The Virginia Index of Consumer Sentiment increased for the second consecutive quarter by almost two points, coming in at 98.7, more than seven points above the 5-year average. The increase is largely due to gains in consumer expectations for the coming year although there is growth in support for current conditions as well. The party gap grew in the reading for 2019 after reaching the highest value since the 2016 presidential election in August 2018.
Figure 1. Virginia Consumer Sentiment, past two years (black=VAICS, blue=5-year historical VAICS average)
Consumer sentiment continues rise into 2019
The Virginia Index of Consumer Sentiment (VAICS) continues its end-of-year jump in 2018, rising 2.1 points in the first quarter of the new year. The national value is 93.8, which increased since January, its worst reading since November 2016. The January slump was attributed to the government shutdown, and the February rebound partially attributed to the reopening of the Federal Government. Figure 2 shows the current index values for Virginia and the U.S.: current, expectations, and overall sentiment, respectively (left to right). Both remain near post-recession highs, in keeping with the positive economic and labor market news, and despite stock market and political volatility, and uncertainty about international policy.
Figure 2. February 2019 Virginia and U.S. Indexes of Current Conditions, Consumer Expectations, and Consumer Sentiment (left to right)
Figure 3 shows the five-year historical values for the VAICS and its two sub-indexes, the Index of Current Conditions (VAICC) and the Index of Consumer Expectations (VAICE). All values increased from last quarter, the VAICE particularly so. The increase stems primarily from optimism about the overall economy and increased incomes compared to a year ago. Over 43% anticipate the next five years to be a period of strong economic growth and prosperity and 42% believe their household finances will improve over the next year. Over 64% believe that now is a good time to buy large durable items due to both rising income and strong deals found in stores or online, continuing the holiday sentiment at the end of 2018.
Figure 3. Five-year historical values for three Virginia indexes
The Roanoke College Poll is funded by Roanoke College as a public service.
Party divide grows amid political unrest in Virginia
Figure 4 shows the Virginia Index of Consumer Sentiment by party affiliation. Prior to the 2016 presidential election, Democrats were considerably more optimistic about the economy than their right-leaning peers. The party gap closed heading into the election, and flipped afterward, hitting a high in the third quarter of 2018 of almost 49 points. After the November 2018 election, Democrat sentiment jumped eight points while Republican’s fell by five points, closing the gap significantly.

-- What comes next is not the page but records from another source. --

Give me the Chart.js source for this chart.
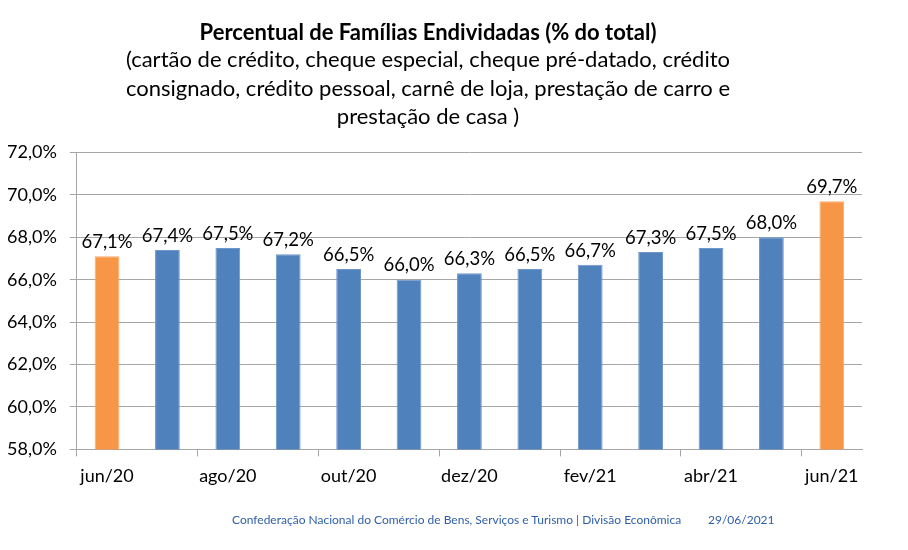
<!DOCTYPE html>
<html>
<head>
<meta charset="utf-8">
<script src="https://cdn.jsdelivr.net/npm/chart.js@4"></script>
<style>
  html, body { margin: 0; padding: 0; background: #ffffff; }
  #wrap { position: relative; width: 908px; height: 550px; }
  .foot { position: absolute; top: 512px; font-family: Lato, sans-serif; font-size: 12px; color: #2f5fa8; white-space: pre; }
</style>
</head>
<body>
<div id="wrap">
  <canvas id="c" width="908" height="550"></canvas>
  <div class="foot" style="left:232px">Confederação Nacional do Comércio de Bens, Serviços e Turismo | Divisão Econômica</div>
  <div class="foot" style="left:708px">29/06/2021</div>
</div>
<script>
const categories = ['jun/20','jul/20','ago/20','set/20','out/20','nov/20','dez/20','jan/21','fev/21','mar/21','abr/21','mai/21','jun/21'];
const values = [67.1, 67.4, 67.5, 67.2, 66.5, 66.0, 66.3, 66.5, 66.7, 67.3, 67.5, 68.0, 69.7];
const highlighted = [true, false, false, false, false, false, false, false, false, false, false, false, true];
const titleText = 'Percentual de Famílias Endividadas (% do total)';
const subtitleLines = ['(cartão de crédito, cheque especial, cheque pré-datado, crédito', 'consignado, crédito pessoal, carnê de loja, prestação de carro e', 'prestação de casa )'];

const fmt = v => v.toFixed(1).replace('.', ',') + '%';
const FONT = 'Lato';

const barLabels = {
  id: 'barLabels',
  afterDatasetsDraw(chart) {
    const ctx = chart.ctx;
    const meta = chart.getDatasetMeta(0);
    ctx.save();
    ctx.font = '18.5px ' + FONT;
    ctx.fillStyle = '#000';
    ctx.textAlign = 'center';
    ctx.textBaseline = 'bottom';
    meta.data.forEach((bar, i) => {
      ctx.fillText(fmt(values[i]), bar.x, bar.y - 5);
    });
    ctx.restore();
  }
};

new Chart(document.getElementById('c'), {
  type: 'bar',
  data: {
    labels: categories,
    datasets: [{
      data: values,
      backgroundColor: highlighted.map(h => h ? '#F79646' : '#4F81BD'),
      borderColor: highlighted.map(h => h ? '#F9A868' : '#6D96CB'),
      borderWidth: 1,
      barPercentage: 0.82,
      categoryPercentage: 0.5
    }]
  },
  options: {
    responsive: false,
    animation: false,
    layout: { padding: { left: -6, right: 46, top: 0, bottom: 54 } },
    plugins: {
      legend: { display: false },
      tooltip: { enabled: false },
      title: {
        display: true,
        text: titleText,
        color: '#000',
        font: { family: FONT, size: 22, weight: 'bold', lineHeight: 1.2 },
        padding: { top: 20, bottom: 0 }
      },
      subtitle: {
        display: true,
        text: subtitleLines,
        color: '#000',
        font: { family: FONT, size: 22, lineHeight: 1.273 },
        padding: { top: 0, bottom: 22 }
      }
    },
    scales: {
      x: {
        grid: {
          display: true,
          drawOnChartArea: false,
          drawTicks: true,
          tickLength: 7,
          offset: true,
          color: c => (c.index !== undefined && c.index % 2 === 0) ? '#a6a6a6' : 'rgba(0,0,0,0)'
        },
        border: { display: true, color: '#a6a6a6' },
        ticks: {
          autoSkip: false,
          maxRotation: 0,
          padding: 9,
          color: '#000',
          font: { family: FONT, size: 18 },
          callback: (v, i) => i % 2 === 0 ? categories[i] : ''
        }
      },
      y: {
        min: 58,
        max: 72,
        grid: { color: '#a6a6a6', tickLength: 7 },
        border: { display: true, color: '#a6a6a6' },
        ticks: {
          stepSize: 2,
          padding: 13,
          color: '#000',
          font: { family: FONT, size: 18 },
          callback: v => fmt(v)
        }
      }
    }
  },
  plugins: [barLabels]
});
</script>
</body>
</html>
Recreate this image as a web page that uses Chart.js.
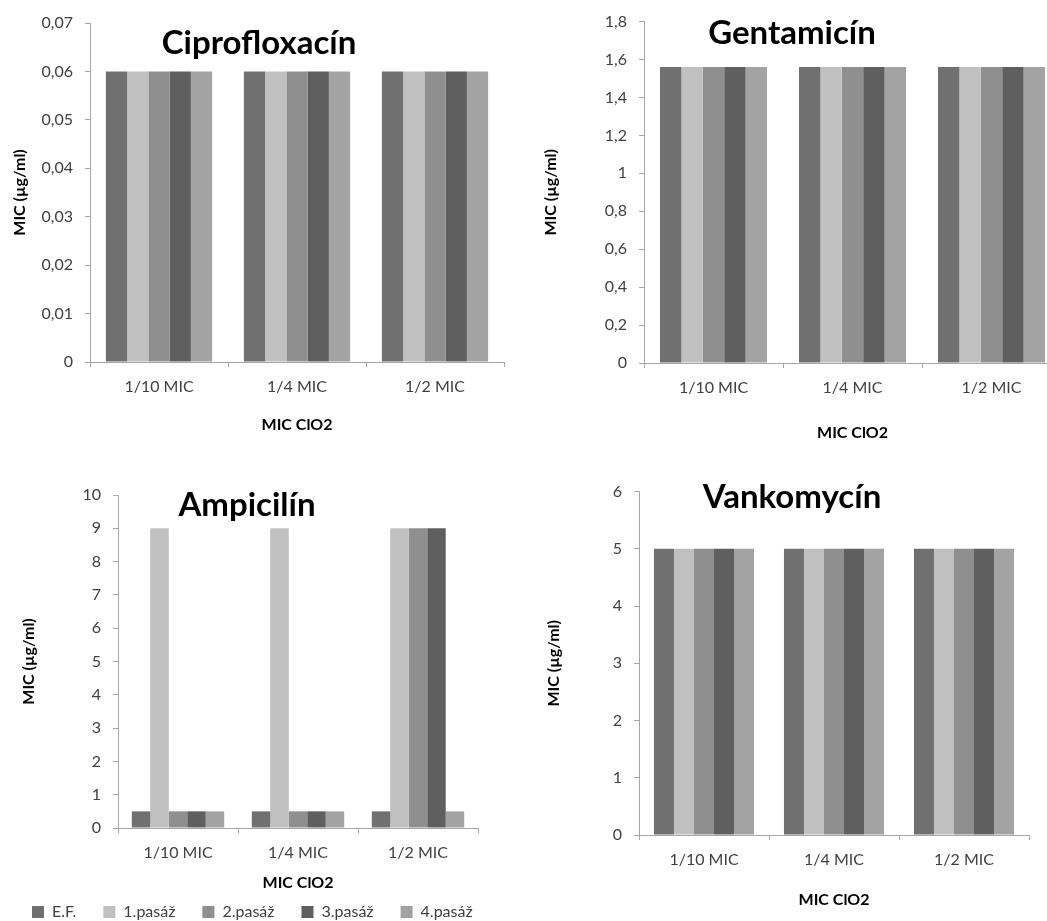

February was a tumultuous month for Virginia politics, reflected in the sentiment slide for the two major party affiliations: Democrat and Republican. Those who affiliate with the Democratic Party reduced their sentiment by over four points, while Republicans also showed dissatisfaction with a drop in reported sentiment of more than two points. The overall gains in Commonwealth sentiment are from those who affiliate as Independents or some other party.
Figure 4. Virginia Index of Consumer Sentiment, Democrat and Republican
Note: Lines = Virginia Index of Consumer Sentiment (blue=D, red=R), Dashed Lines = VAICS Historical Average
Inflation expectations fall significantly
Short-term inflation expectations fell from last quarter, coming in at 2.3 percent, close to the lowest level since 2012. Long-term expectations dipped to a historic low of 3.2% as shown in Figure 5. Suggestions of abbreviated rate increases by the Federal Reserve Bank, discussed frequently in the press, are likely driving the expectations. The measures indicate direction of overall price growth anticipated by Virginians over the next year and next 5-10 years, respectively. These expectations are close to their historical averages, suggesting respondents are not concerned with abnormal price growth. Price stability is important for investment and retirement planning.
Figure 5. Short and long-term inflation expectations
Interviewing for The Roanoke College Poll was conducted by The Institute for Policy and Opinion Research at Roanoke College in Salem, Va. between February 10 and February 20, 2019. A total of 594 Virginia residents 18 or older were interviewed. Telephone interviews were conducted in English. The random digit dial sample was obtained from Marketing Systems Group and included both Virginia landline and cell phone exchanges so that all cell phone and residential landline telephone numbers, including unlisted numbers from Virginia exchanges, had a known chance of inclusion. Cell phones constituted close to 30 percent of the completed interviews.
Questions answered by the entire sample of 594 consumers are subject to a sampling error of plus or minus approximately 4 points at the 95 percent level of confidence. This means that in 95 out of 100 samples, like the one used here, the results obtained should be no more than 4 points above or below the figure that would be obtained by interviewing all consumers who have a telephone. Where the results of subgroups are reported, the sampling error is higher. Sampling weights were constructed using Virginia Census 2010 data by age, race and gender groups. Quotas were used to ensure that different regions of the Commonwealth were proportionately represented. The margin of error was not adjusted for design effects due to weighting.